Clio Barnard/ UK/ 2017/ 90 mins
Available on Blu-ray from Mon 25 Jun 2018
Five years after her bleak, poetic The Selfish Giant, Clio Barnard returns with an intense rural drama about family, estrangement and reconciliation that could have leapt straight from the windswept pages of a Brontë novel.
After hearing of the death of her father (Sean Bean), Alice (Ruth Wilson) returns home to the Yorkshire farm on which she grew up, having been away for fifteen years. She expects to gain tenancy of the land but her brother Joe (Mark Stanley) has other ideas. He’s worked the land with their father in her absence, although the buildings have fallen into disrepair, a state that mirrors the decay in the siblings’ bond.
It’s not obvious what’s pulling British filmmakers towards intense muddy dramas of mist, rain and mud, but Dark River follows God’s Own Country, The Levelling and the more elliptical Beast as recent examples of this trend.
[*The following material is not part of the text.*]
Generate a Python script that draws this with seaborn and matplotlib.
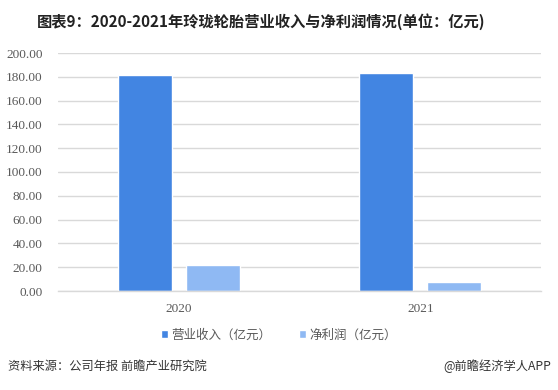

Perhaps it’s the sense of some elemental human truth that comes through in man’s proximity to nature; a cinematic Occam’s Razor that shears away the distracting veneer of city dwelling. It certainly allows for the landscape and its mercurial weather to do a lot of the dramatic heavy-lifting; a powerful augmentation to the direct, spartan approach Barnard adopts.
There’s nothing surprising, or even particularly original in Dark River; but every aspect is crafted with the meticulous eye of an artisan. It’s a perfect example of show-don’t-tell, with bold editing between Alice’s traumatic childhood on the farm, and her taciturn adulthood laying out implicitly everything we need to know. We know there has been harrowing abuse in Alice’s past, and that genuine guilt burdens Joe for failing to act at the time, but Barnard utilises every narrative technique but direct dialogue to tell us.
Wilson is as compelling with a furrowed brow as many actors are with a monologue, conveying myriad conflicting emotions simultaneously that the sparing dialogue simply bolsters. A much-admired stage actress, hopefully Dark River is the first cinematic leading role of many. Stanley matches her as a man pummelled older than his years by the elements, guilt and drink. Bean’s casting is slightly strange, as they’ve had to de-age him slightly to play the threatening, but ultimately pathetic abuser. Perhaps his involvement was instrumental in part of the film’s funding. It’s also possibly the first time the oft-eliminated actor has played someone who’s died before the events of the film.
Dark River has the feel of a film steeped in its landscape. It feels mythical, like there could be monsters and the horrors of endless folk tales around every corner. Instead, it uses this atmosphere to conjure demons that are all too human. It’s taut, tense and rather terrific. With its conflicted heroine and its refusal to provide easy catharsis, it could be a sister movie to Hope Dickson Leach’s excellent The Levelling. It’s probably Barnard’s most accessible film so far, but this has in no way compromised her art.